Le Canada fait toujours partie du G7, parce que les États-Unis insistent, alors que l’Union européenne, entre autres, considère le Canada non seulement comme l’allié-subalterne qu’il a toujours été, mais comme un État sur lequel on ne peut plus compter et qui reste au G7, à l’OTAN et ailleurs, par défaut.

Tintin en Chine

Tout au cours des dernières années, Justin Trudeau et Chrystia Freeland se sont vantés d’avoir sauvé l’entente de libre-échange (l’ALÉNA). En réalité, l’entente a été reconduite par défaut, sans changement sur l’essentiel, notamment sur l’hégémonie américaine qui a pris des allures caricaturales sous Trump. Plus récemment, Joe Biden, un autre grand ami d’Ottawa, a maintenu d’autres mesures contre les exportations canadiennes (bois d’œuvre, acier, aluminium).
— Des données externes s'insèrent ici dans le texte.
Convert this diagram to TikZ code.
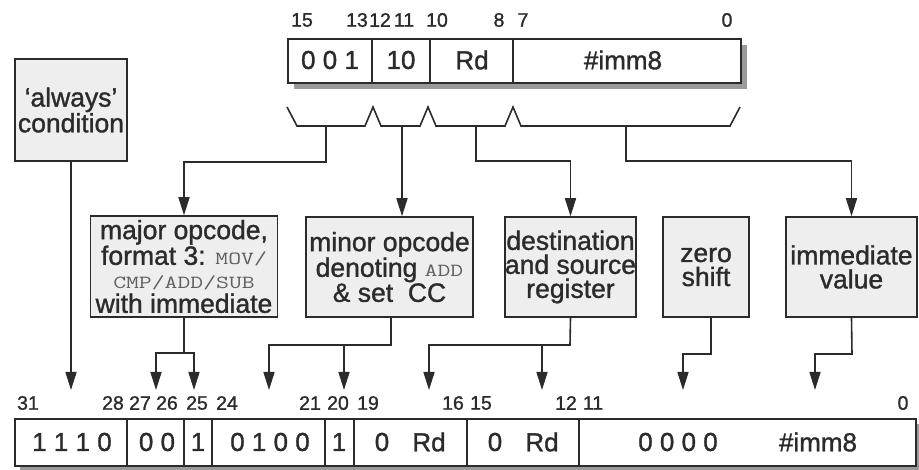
\documentclass[tikz,border=0pt]{standalone}
\usepackage{fontspec}
\setmainfont{Liberation Sans}[FakeBold=1.2]
\setmonofont{Latin Modern Mono}[FakeStretch=1.35]
\usetikzlibrary{arrows.meta}
\definecolor{ink}{HTML}{2B2B2B}
\definecolor{boxfill}{HTML}{EEEEEE}
\definecolor{shade}{HTML}{9A9A9A}
\newcommand{\ttword}[1]{{\fontsize{18.5}{24}\selectfont\ttfamily\color{ink!75}#1}}
\tikzset{
  ln/.style={draw=ink, line width=1.6pt},
  arr/.style={ln, -{Triangle[length=18pt,width=11pt]}},
  lbl/.style={draw=ink, line width=1.5pt, fill=boxfill, align=center, text=ink,
    font=\fontsize{26.5}{24}\selectfont, inner sep=0pt},
  bitno/.style={font=\fontsize{19.5}{20}\selectfont, text=ink, inner sep=0pt},
  fld/.style={font=\fontsize{26}{26}\selectfont, text=ink, inner sep=0pt},
  regbox/.style={draw=ink, line width=1.7pt, fill=white},
  regshadow/.style={fill=shade, draw=none},
}
\begin{document}
\begin{tikzpicture}[x=1pt,y=-1pt]
\useasboundingbox (0,0) rectangle (919,470);
% ---------- top register ----------
\fill[regshadow] (294,45) rectangle (747,89);
\node[regbox, minimum width=453pt, minimum height=44pt, anchor=north west, inner sep=0pt] (treg) at (287,38) {};
\foreach \x in {372,430,513} \draw[ln] (\x,38) -- (\x,82);
\node[fld] (tf1) at (330,60) {0 0 1};
\node[fld] (tf2) at (401,60) {10};
\node[fld] (tf3) at (472,60) {Rd};
\node[fld] (tf4) at (623,60) {\#imm8};
\node[bitno] (tb15) at (302,20) {15};
\node[bitno] (tb13) at (357,20) {13};
\node[bitno] (tb12) at (380,20) {12};
\node[bitno] (tb11) at (404,20) {11};
\node[bitno] (tb10) at (437,20) {10};
\node[bitno] (tb8)  at (499,20) {8};
\node[bitno] (tb7)  at (523,20) {7};
\node[bitno] (tb0)  at (727,20) {0};
% ---------- braces ----------
\draw[ln, line join=miter] (287,107) -- (297,126) -- (365,126) -- (373,107) -- (381,126)
  -- (420,126) -- (428,107) -- (436,126) -- (505,126) -- (513,107) -- (521,126)
  -- (730,126) -- (740,107);
\coordinate (b1) at (326,126);
\coordinate (b2) at (402,126);
\coordinate (b3) at (476,126);
\coordinate (b4) at (626,126);
% ---------- label boxes ----------
\node[lbl, minimum width=112pt, minimum height=102pt] (always) at (71,110)
  {`always'\\condition};
\node[lbl, minimum width=187pt, minimum height=101pt] (major) at (184,266.5)
  {major opcode,\\format 3: \ttword{MOV/}\\\ttword{CMP/ADD/SUB}\\with immediate};
\node[lbl, minimum width=167pt, minimum height=100pt] (minor) at (389.5,267)
  {minor opcode\\denoting \ttword{ADD}\\\& set\ \ CC};
\node[lbl, minimum width=131pt, minimum height=100pt] (dest) at (570.5,267)
  {destination\\and source\\register};
\node[lbl, minimum width=86pt, minimum height=100pt] (zero) at (706,267)
  {zero\\shift};
\node[lbl, minimum width=131pt, minimum height=100pt] (imm) at (851.5,267)
  {immediate\\value};
% ---------- arrows from braces to boxes ----------
\draw[arr] (b1) -- (326,162) -| (major.north);
\draw[arr] (b2) -- (minor.north -| b2);
\draw[arr] (b3) -- (476,161) -| (dest.north);
\draw[arr] (b4) -- (626,161) -| (imm.north);
% ---------- bottom register ----------
\fill[regshadow] (20,424) rectangle (925,475);
\node[regbox, minimum width=901pt, minimum height=47pt, anchor=north west, inner sep=0pt] (breg) at (14,418) {};
\foreach \x in {127,184,212,325,354,467,579} \draw[ln] (\x,418) -- (\x,465);
\node[fld] (bf1) at (72,442) {1 1 1 0};
\node[fld] (bf2) at (157,442) {0 0};
\node[fld] (bf3) at (198,442) {1};
\node[fld] (bf4) at (270,442) {0 1 0 0};
\node[fld] (bf5) at (339,442) {1};
\node[fld] (bf6a) at (382,442) {0};
\node[fld] (bf6b) at (429,442) {Rd};
\node[fld] (bf7a) at (495,442) {0};
\node[fld] (bf7b) at (542,442) {Rd};
\node[fld] (bf8a) at (678,442) {0 0 0 0};
\node[fld] (bf8b) at (818,442) {\#imm8};
\node[bitno] (bb31) at (28,403) {31};
\node[bitno] (bb28) at (113,403) {28};
\node[bitno] (bb27) at (140,403) {27};
\node[bitno] (bb26) at (167,403) {26};
\node[bitno] (bb25) at (197,403) {25};
\node[bitno] (bb24) at (227,403) {24};
\node[bitno] (bb21) at (310,403) {21};
\node[bitno] (bb20) at (338,403) {20};
\node[bitno] (bb19) at (368,403) {19};
\node[bitno] (bb16) at (453,403) {16};
\node[bitno] (bb15) at (481,403) {15};
\node[bitno] (bb12) at (566,403) {12};
\node[bitno] (bb11) at (593,403) {11};
\node[bitno] (bb0)  at (903,403) {0};
% ---------- arrow tips onto bottom register ----------
\coordinate (tA) at (71,390);
\coordinate (tB1) at (156,390);
\coordinate (tB2) at (194,390);
\coordinate (tC1) at (269,390);
\coordinate (tC2) at (344,390);
\coordinate (tD1) at (429,390);
\coordinate (tD2) at (542,390);
\coordinate (tE) at (683,390);
\coordinate (tF) at (815,390);
\draw[arr] (always.south) -- (tA);
\draw[arr] (major.south) -- (184,353) -| (tB1);
\draw[arr] (184,353) -| (tB2);
\draw[arr] (minor.south -| 391,0) -- (391,345) -| (tC1);
\draw[arr] (391,345) -| (tC2);
\draw[arr] (dest.south) -- (570,345) -| (tD1);
\draw[arr] (570,345) -| (tD2);
\draw[arr] (zero.south -| 711,0) -- (711,354) -| (tE);
\draw[arr] (imm.south) -- (852,354) -| (tF);
\end{tikzpicture}
\end{document}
Le « libre » échange reste libre pour qui ?

Entretemps, les États-Unis sont lancés dans une nouvelle guerre contre la Chine qui pour le moment, reste surtout économique, mais où se profile en Asie-Pacifique de grands affrontements au moment où le Pentagone en fait une priorité. Quoi d’autres alors que la participation canadienne au China-bashing. Il est clair qu’Ottawa veut mettre des bâtons dans les roues dans une vaste stratégie dont l’ »affaire » Meng Wenzhou, détenue contre son gré à Vancouver depuis trois ans, est révélatrice. On accuse la Chine d’être coupable d’un « génocide » dans le Xinxiang où la minorité ouighour est persécutée, ce qui a une mauvaise odeur alors que d’autres massacres en cours, en Israël, en Arabie saoudite, au Yémen, en Colombie, en Éthiopie et ailleurs, sont passées sous silence à Ottawa, à part d’obscurs communiqués pour ne rien dire.

« We are back » !

Ce redéploiement de l’impérialisme américain contre la Chine n’annonce que de nouvelles confrontations. À moins d’un virage spectaculaire, on pourra compter sur Ottawa pour rester le cheerleader en chef des dangereuses aventures militaires américaines déployées partout dans le monde. Lors de son élection en 2015, Justin Trudeau avait dit que le Canada était de « retour » (« We are back » !), laissant sous-entendre qu’il allait détourner le pays des sombres desseins de Stephen Harper. Et 8 ans plus tard ?

À Kaboul comme à Bogota, Port-au-Prince et Jérusalem, le Canada reste paralysé dans une politique extérieure disjonctée, totalement soumise aux diktats américains. Cela explique peut-être un peu que la campagne électorale a évité, jusqu’à présent à part l’histoire de Kaboul, des débats sérieux sur ce sujet. Le Parti Libéral comme dans sa tradition se contente de dire des banalités. Le Parti conservateur reste l’ardent militant d’une intégration totale dans l’Empire américain qu’il est depuis longtemps. Le NPD et le Bloc Québécois rivalisent de médiocrité en évitant de questionner cette grande médiocrité autrement que sur la forme. On ne peut pas dire vraiment qu’on s’en va ailleurs que dans la continuité.